*EXERCISE DIRECTIONS*
Transcribe the records below from the first line to the line that includes "T = list(range(-10, 21))", inclusive, and omit the pictures.

-- Start EXERCISE MATERIALS --

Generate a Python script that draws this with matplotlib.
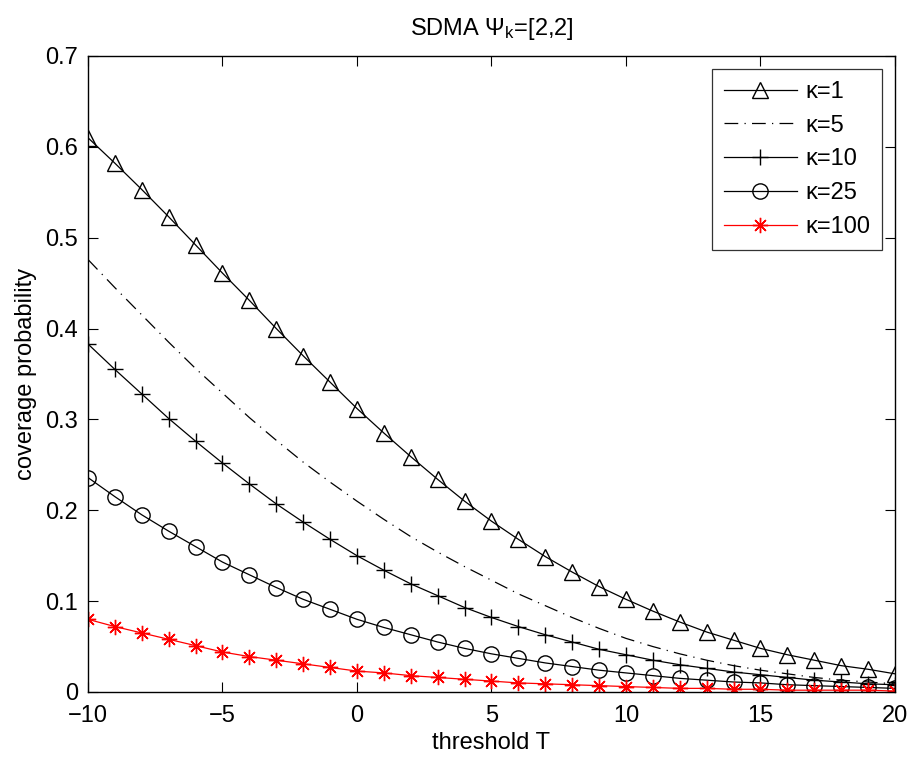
import numpy as np
import matplotlib
matplotlib.use("Agg")
import matplotlib.pyplot as plt

plt.rcParams['font.family'] = ['Liberation Sans', 'DejaVu Sans']
plt.rcParams['mathtext.fontset'] = 'custom'
plt.rcParams['mathtext.rm'] = 'Liberation Sans'
plt.rcParams['mathtext.it'] = 'Liberation Sans'

# threshold T (dB)
T = list(range(-10, 21))

# coverage probability per kappa
k1 = [0.610, 0.582, 0.553, 0.523, 0.492, 0.461, 0.431, 0.400, 0.370, 0.341,
      0.312, 0.285, 0.259, 0.234, 0.210, 0.188, 0.168, 0.149, 0.132, 0.116,
      0.102, 0.089, 0.077, 0.066, 0.057, 0.048, 0.041, 0.035, 0.029, 0.025, 0.020]
k5 = [0.476, 0.445, 0.415, 0.385, 0.356, 0.329, 0.302, 0.277, 0.253, 0.231,
      0.210, 0.190, 0.171, 0.154, 0.138, 0.123, 0.108, 0.095, 0.082, 0.070,
      0.059, 0.050, 0.042, 0.035, 0.029, 0.024, 0.020, 0.016, 0.013, 0.011, 0.009]
k10 = [0.383, 0.355, 0.328, 0.301, 0.276, 0.252, 0.229, 0.207, 0.187, 0.168,
       0.150, 0.134, 0.119, 0.106, 0.093, 0.082, 0.072, 0.063, 0.055, 0.047,
       0.041, 0.035, 0.030, 0.026, 0.022, 0.019, 0.016, 0.013, 0.011, 0.009, 0.008]
k25 = [0.236, 0.215, 0.195, 0.177, 0.160, 0.143, 0.129, 0.115, 0.102, 0.091,
       0.080, 0.071, 0.063, 0.055, 0.048, 0.042, 0.037, 0.032, 0.028, 0.024,
       0.021, 0.018, 0.015, 0.013, 0.011, 0.010, 0.008, 0.007, 0.006, 0.005, 0.004]
k100 = [0.080, 0.072, 0.065, 0.058, 0.051, 0.044, 0.039, 0.035, 0.031, 0.027,
        0.023, 0.021, 0.018, 0.016, 0.014, 0.012, 0.010, 0.009, 0.008, 0.007,
        0.006, 0.005, 0.004, 0.004, 0.003, 0.003, 0.002, 0.002, 0.002, 0.002, 0.001]

fig = plt.figure(figsize=(9.12, 7.63), dpi=100)
ax = fig.add_axes([88/912, 71/763, 807/912, 636/763])

ms = 11
ax.plot(T, k1, color='k', lw=0.9, marker='^', ms=ms, mfc='none', mew=1.0, label='κ=1')
ax.plot(T, k5, color='k', lw=0.9, ls=(0, (11, 5, 1, 5)), label='κ=5')
ax.plot(T, k10, color='k', lw=0.9, marker='+', ms=ms + 1, mew=1.0, label='κ=10')
ax.plot(T, k25, color='k', lw=0.9, marker='o', ms=ms, mfc='none', mew=1.0, label='κ=25')
ax.plot(T, k100, color='red', lw=0.9, marker=(8, 2, 0), ms=ms, mew=1.0, label='κ=100')

ax.set_xlim(-10, 20)
ax.set_ylim(0, 0.7)
ax.set_xticks([-10, -5, 0, 5, 10, 15, 20])
ax.set_xticklabels(['\u221210', '\u22125', '0', '5', '10', '15', '20'])
ax.set_yticks(np.arange(0, 0.71, 0.1))
ax.set_yticklabels(['0', '0.1', '0.2', '0.3', '0.4', '0.5', '0.6', '0.7'])
ax.tick_params(direction='in', length=7, width=0.8, labelsize=17,
               top=True, right=True)
ax.tick_params(axis='x', pad=9)
ax.tick_params(axis='y', pad=7)
for s in ax.spines.values():
    s.set_linewidth(1.0)

ax.set_title('SDMA $\\Psi_{\\mathrm{k}}$=[2,2]', fontsize=17, pad=15)
ax.set_xlabel('threshold T', fontsize=17, labelpad=4)
ax.set_ylabel('coverage probability', fontsize=17, labelpad=6)

leg = ax.legend(loc='upper right', fontsize=17, handlelength=3.1, frameon=True,
                fancybox=False, edgecolor='k', borderpad=0.5, labelspacing=0.5,
                handletextpad=0.35, borderaxespad=0.55)
leg.get_frame().set_linewidth(0.9)

fig.savefig('out.png', dpi=100, facecolor='white')
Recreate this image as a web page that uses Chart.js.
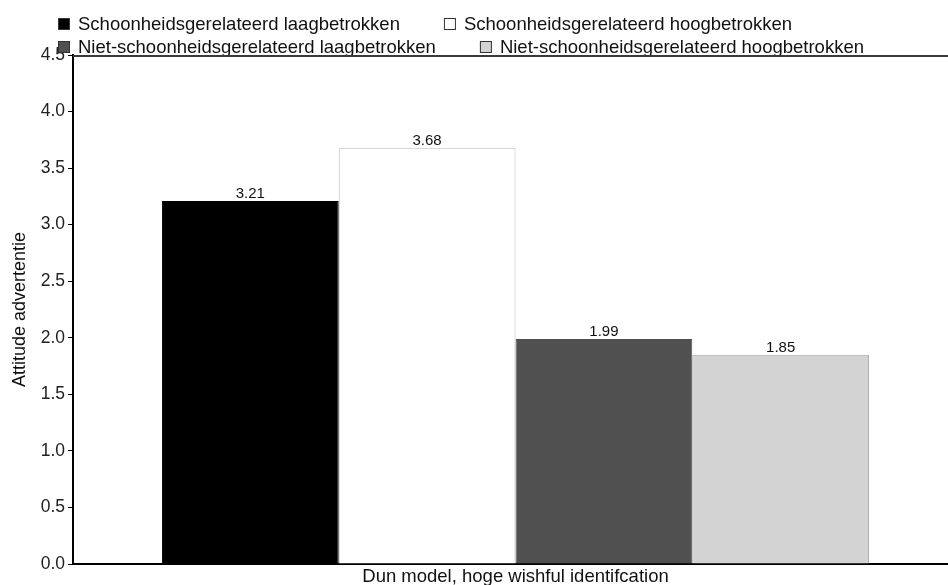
<!DOCTYPE html>
<html>
<head>
<meta charset="utf-8">
<script src="https://cdn.jsdelivr.net/npm/chart.js@4.4.1/dist/chart.umd.min.js"></script>
<style>
  html, body { margin: 0; padding: 0; background: #fff; overflow: hidden; }
  #wrap { position: relative; width: 958px; height: 585px; }
</style>
</head>
<body>
<div id="wrap"><canvas id="chart"></canvas></div>
<script>
// Chart data
const categories = ['Dun model, hoge wishful identifcation'];
const seriesNames = [
  'Schoonheidsgerelateerd laagbetrokken',
  'Schoonheidsgerelateerd hoogbetrokken',
  'Niet-schoonheidsgerelateerd laagbetrokken',
  'Niet-schoonheidsgerelateerd hoogbetrokken'
];
const schoonLaag = [3.21];
const schoonHoog = [3.68];
const nietSchoonLaag = [1.99];
const nietSchoonHoog = [1.85];
const yMin = 0;
const yMax = 4.5;
const yStep = 0.5;

const FONT = '"Liberation Sans", Arial, Helvetica, sans-serif';
Chart.defaults.font.family = FONT;
Chart.defaults.color = '#222';

const fills = ['#000000', '#ffffff', '#505050', '#d3d3d3'];
const borders = ['#000000', '#bdbdbd', '#505050', '#a8a8a8'];
const seriesData = [schoonLaag, schoonHoog, nietSchoonLaag, nietSchoonHoog];

// Legend in two flowing rows, drawn at the top left
const legendPlugin = {
  id: 'flowLegend',
  afterDraw(chart) {
    const ctx = chart.ctx;
    const rows = [[0, 1], [2, 3]];
    const rowTop = [18, 41];
    const box = 12;
    ctx.save();
    ctx.font = '18.5px ' + FONT;
    ctx.textBaseline = 'alphabetic';
    ctx.textAlign = 'left';
    rows.forEach((items, r) => {
      let x = 58;
      const y = rowTop[r];
      items.forEach(i => {
        const ds = chart.data.datasets[i];
        ctx.fillStyle = ds.backgroundColor;
        ctx.fillRect(x, y, box, box);
        ctx.strokeStyle = '#333';
        ctx.lineWidth = 1;
        ctx.strokeRect(x + 0.5, y + 0.5, box - 1, box - 1);
        ctx.fillStyle = '#111';
        ctx.fillText(ds.label, x + 20, y + box);
        x += 20 + ctx.measureText(ds.label).width + 44;
      });
    });
    ctx.restore();
  }
};

// Top edge of the plot frame
const frameTopPlugin = {
  id: 'frameTop',
  afterDraw(chart) {
    const { ctx, chartArea } = chart;
    ctx.save();
    ctx.strokeStyle = '#3a3a3a';
    ctx.lineWidth = 2;
    ctx.beginPath();
    ctx.moveTo(chartArea.left, chartArea.top + 1);
    ctx.lineTo(chartArea.right, chartArea.top + 1);
    ctx.stroke();
    ctx.restore();
  }
};

// Value labels on a white box just above each bar
const valueLabelPlugin = {
  id: 'valueLabels',
  afterDatasetsDraw(chart) {
    const ctx = chart.ctx;
    ctx.save();
    ctx.font = '15px ' + FONT;
    ctx.textAlign = 'center';
    ctx.textBaseline = 'alphabetic';
    chart.data.datasets.forEach((ds, i) => {
      const meta = chart.getDatasetMeta(i);
      meta.data.forEach((bar, j) => {
        const v = ds.data[j];
        const txt = v.toFixed(2);
        const w = ctx.measureText(txt).width;
        const base = bar.y - 2.5;
        ctx.fillStyle = '#ffffff';
        ctx.fillRect(bar.x - w / 2 - 5, base - 13, w + 10, 15.5);
        ctx.fillStyle = '#111';
        ctx.fillText(txt, bar.x, base);
      });
    });
    ctx.restore();
  }
};

new Chart(document.getElementById('chart'), {
  type: 'bar',
  data: {
    labels: categories,
    datasets: seriesNames.map((name, i) => ({
      label: name,
      data: seriesData[i],
      backgroundColor: fills[i],
      borderColor: borders[i],
      borderWidth: 1,
      categoryPercentage: 0.799,
      barPercentage: 1.0
    }))
  },
  options: {
    responsive: true,
    maintainAspectRatio: false,
    animation: false,
    layout: { padding: { top: 55, left: 0, right: 0, bottom: 0 } },
    plugins: {
      legend: { display: false },
      tooltip: { enabled: false }
    },
    scales: {
      x: {
        offset: true,
        grid: { display: true, drawOnChartArea: false, drawTicks: false },
        border: { display: true, color: '#000', width: 2 },
        ticks: { font: { size: 18.5 }, color: '#111', padding: 2 },
        afterFit(scale) { scale.height = 21; }
      },
      y: {
        min: yMin,
        max: yMax,
        grid: { display: true, drawOnChartArea: false, drawTicks: true, tickLength: 5, color: '#000' },
        border: { display: true, color: '#000', width: 2 },
        ticks: {
          stepSize: yStep,
          font: { size: 17.5 },
          color: '#222',
          padding: 3,
          callback: v => Number(v).toFixed(1)
        },
        title: {
          display: true,
          text: 'Attitude advertentie',
          font: { size: 18 },
          color: '#111',
          padding: { top: 9, bottom: 0 }
        },
        afterFit(scale) { scale.width = 73; }
      }
    }
  },
  plugins: [legendPlugin, frameTopPlugin, valueLabelPlugin]
});
</script>
</body>
</html>
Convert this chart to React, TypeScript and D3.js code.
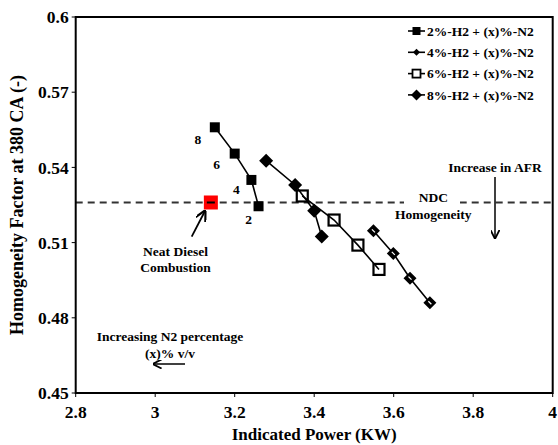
import React from "react";
import * as d3 from "d3";

const xTicks = [2.8, 3, 3.2, 3.4, 3.6, 3.8, 4];
const yTicks = [0.45, 0.48, 0.51, 0.54, 0.57, 0.6];
const xTickLabels = ["2.8", "3", "3.2", "3.4", "3.6", "3.8", "4"];
const yTickLabels = ["0.45", "0.48", "0.51", "0.54", "0.57", "0.6"];

const h2_2 = [
  { x: 3.15, y: 0.556 },
  { x: 3.2, y: 0.5455 },
  { x: 3.242, y: 0.535 },
  { x: 3.26, y: 0.5245 },
];
const h2_2Labels = ["8", "6", "4", "2"];
const h2_4 = [
  { x: 3.549, y: 0.5147 },
  { x: 3.599, y: 0.5057 },
  { x: 3.641, y: 0.4958 },
  { x: 3.691, y: 0.486 },
];
const h2_6 = [
  { x: 3.37, y: 0.5286 },
  { x: 3.45, y: 0.519 },
  { x: 3.51, y: 0.509 },
  { x: 3.563, y: 0.4993 },
];
const h2_8 = [
  { x: 3.279, y: 0.5427 },
  { x: 3.352, y: 0.533 },
  { x: 3.4, y: 0.5227 },
  { x: 3.419, y: 0.5124 },
];
const ndc = { x: 3.14, y: 0.526 };
const legendLabels = [
  "2%-H2 + (x)%-N2",
  "4%-H2 + (x)%-N2",
  "6%-H2 + (x)%-N2",
  "8%-H2 + (x)%-N2",
];

const W = 558;
const H = 445;
const L = 75.7;
const R = 552.7;
const T = 17;
const B = 393;
const FONT = "'Liberation Serif', 'Times New Roman', serif";
const AF = 13.5;

type P = { x: number; y: number };

function Marker({ kind, cx, cy }: { kind: number; cx: number; cy: number }) {
  if (kind === 0) {
    return <rect x={cx - 5} y={cy - 5} width={10} height={10} fill="#000" />;
  }
  if (kind === 1) {
    return (
      <g>
        <path d={`M${cx},${cy - 6.5}L${cx + 6.5},${cy}L${cx},${cy + 6.5}L${cx - 6.5},${cy}Z`} fill="#000" />
        <path d={`M${cx - 1.5},${cy - 1.5}L${cx + 1.5},${cy + 1.5}`} stroke="#fff" strokeWidth={1.2} />
      </g>
    );
  }
  if (kind === 2) {
    return (
      <rect x={cx - 5.5} y={cy - 5.5} width={11} height={11} fill="none" stroke="#000" strokeWidth={2.2} />
    );
  }
  return <path d={`M${cx},${cy - 7}L${cx + 7},${cy}L${cx},${cy + 7}L${cx - 7},${cy}Z`} fill="#000" />;
}

function LegendMarker({ kind, cx, cy }: { kind: number; cx: number; cy: number }) {
  if (kind === 0) return <rect x={cx - 4} y={cy - 4} width={8} height={8} fill="#000" />;
  if (kind === 1)
    return <path d={`M${cx},${cy - 3.5}L${cx + 3.5},${cy}L${cx},${cy + 3.5}L${cx - 3.5},${cy}Z`} fill="#000" />;
  if (kind === 2)
    return <rect x={cx - 4} y={cy - 4} width={8} height={8} fill="#fff" stroke="#000" strokeWidth={1.8} />;
  return <path d={`M${cx},${cy - 5.5}L${cx + 5.5},${cy}L${cx},${cy + 5.5}L${cx - 5.5},${cy}Z`} fill="#000" />;
}

export default function App() {
  const x = d3.scaleLinear().domain([2.8, 4]).range([L, R]);
  const y = d3.scaleLinear().domain([0.45, 0.6]).range([B, T]);
  const line = d3
    .line<P>()
    .x((d) => x(d.x))
    .y((d) => y(d.y));

  const series = [h2_2, h2_4, h2_6, h2_8];
  const labelOffsets = [
    [-17, 12],
    [-18, 11],
    [-15, 9],
    [-10, 13],
  ];

  return (
    <svg
      width={W}
      height={H}
      style={{ position: "absolute", left: 0, top: 0, background: "#fff" }}
      fontFamily={FONT}
      fontWeight="bold"
    >
      <rect x={0} y={0} width={W} height={H} fill="#fff" />
      <line
        x1={L}
        x2={R}
        y1={y(ndc.y)}
        y2={y(ndc.y)}
        stroke="#333"
        strokeWidth={2}
        strokeDasharray="7,5"
      />
      <rect x={404} y={190} width={56} height={15} fill="#fff" />
      {yTicks.map((t, i) => (
        <g key={"y" + i}>
          <line x1={L - 4} x2={L} y1={y(t)} y2={y(t)} stroke="#000" strokeWidth={1} />
          <text x={L - 7} y={y(t)} dy="0.35em" textAnchor="end" fontSize={17.5}>
            {yTickLabels[i]}
          </text>
        </g>
      ))}
      {xTicks.map((t, i) => (
        <g key={"x" + i}>
          <line x1={x(t)} x2={x(t)} y1={B} y2={B + 4} stroke="#000" strokeWidth={1} />
          <text x={x(t)} y={B + 19} dy="0.35em" textAnchor="middle" fontSize={17.5}>
            {xTickLabels[i]}
          </text>
        </g>
      ))}
      {series.map((s, k) => (
        <g key={"s" + k}>
          <path d={line(s) || ""} fill="none" stroke="#000" strokeWidth={1.6} />
          {s.map((d, j) => (
            <Marker key={j} kind={k} cx={x(d.x)} cy={y(d.y)} />
          ))}
        </g>
      ))}
      {h2_2.map((d, j) => (
        <text
          key={"l" + j}
          x={x(d.x) + labelOffsets[j][0]}
          y={y(d.y) + labelOffsets[j][1]}
          dy="0.35em"
          textAnchor="middle"
          fontSize={AF}
        >
          {h2_2Labels[j]}
        </text>
      ))}
      <rect x={x(ndc.x) - 7} y={y(ndc.y) - 7} width={14} height={14} fill="#ff0000" />
      <line x1={x(ndc.x) - 4} x2={x(ndc.x) + 4} y1={y(ndc.y)} y2={y(ndc.y)} stroke="#000" strokeWidth={2} />
      <defs>
        <marker id="ah" viewBox="0 0 10 10" refX="9" refY="5" markerWidth="6" markerHeight="6" orient="auto">
          <path d="M0,0L10,5L0,10" fill="none" stroke="#000" strokeWidth={2} />
        </marker>
      </defs>
      <line x1={191.7} y1={236.7} x2={205} y2={211} stroke="#000" strokeWidth={1.8} markerEnd="url(#ah)" />
      <text x={175.5} y={251.7} dy="0.35em" textAnchor="middle" fontSize={AF}>
        Neat Diesel
      </text>
      <text x={175.5} y={267.3} dy="0.35em" textAnchor="middle" fontSize={AF}>
        Combustion
      </text>
      <text x={433.3} y={197.3} dy="0.35em" textAnchor="middle" fontSize={AF}>
        NDC
      </text>
      <text x={433.3} y={214} dy="0.35em" textAnchor="middle" fontSize={AF}>
        Homogeneity
      </text>
      <text x={495} y={167.3} dy="0.35em" textAnchor="middle" fontSize={AF}>
        Increase in AFR
      </text>
      <line x1={495} y1={177} x2={495} y2={238} stroke="#000" strokeWidth={1.5} markerEnd="url(#ah)" />
      <text x={170} y={336} dy="0.35em" textAnchor="middle" fontSize={AF}>
        Increasing  N2 percentage
      </text>
      <text x={170} y={353.3} dy="0.35em" textAnchor="middle" fontSize={AF}>
        (x)% v/v
      </text>
      <line x1={185} y1={364} x2={153.5} y2={364} stroke="#000" strokeWidth={1.5} markerEnd="url(#ah)" />
      {legendLabels.map((lab, i) => {
        const cy = 31 + i * 21.3;
        return (
          <g key={"lg" + i}>
            <line x1={408} x2={425} y1={cy} y2={cy} stroke="#000" strokeWidth={1.6} />
            <LegendMarker kind={i} cx={416.5} cy={cy} />
            <text x={427} y={cy} dy="0.35em" fontSize={AF}>
              {lab}
            </text>
          </g>
        );
      })}
      <rect x={L} y={T} width={R - L} height={B - T} fill="none" stroke="#000" strokeWidth={2} />
      <text x={(L + R) / 2} y={434} dy="0.35em" textAnchor="middle" fontSize={17}>
        Indicated Power (KW)
      </text>
      <text
        transform={`translate(17,${(T + B) / 2}) rotate(-90)`}
        dy="0.35em"
        textAnchor="middle"
        fontSize={18}
      >
        Homogeneity  Factor at 380 CA (-)
      </text>
    </svg>
  );
}
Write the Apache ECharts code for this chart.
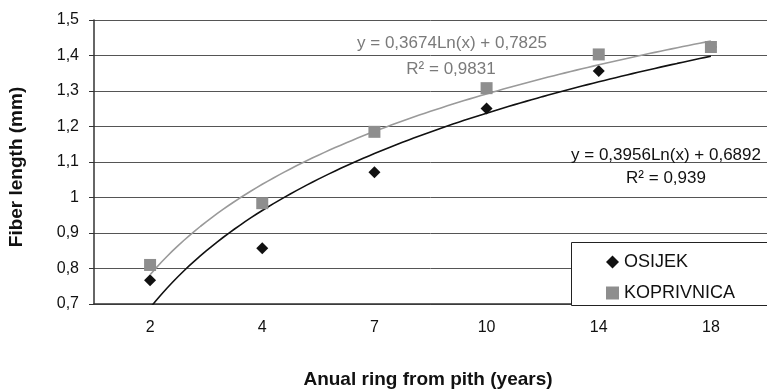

-- End EXERCISE MATERIALS --

*FINISHED EXERCISE*
Generate a Python script that draws this with matplotlib.
import numpy as np
import matplotlib
matplotlib.use("Agg")
import matplotlib.pyplot as plt

plt.rcParams['font.family'] = ['Liberation Sans', 'DejaVu Sans']
plt.rcParams['mathtext.fontset'] = 'custom'
plt.rcParams['mathtext.rm'] = 'Liberation Sans'
plt.rcParams['mathtext.it'] = 'Liberation Sans'

# threshold T (dB)
T = list(range(-10, 21))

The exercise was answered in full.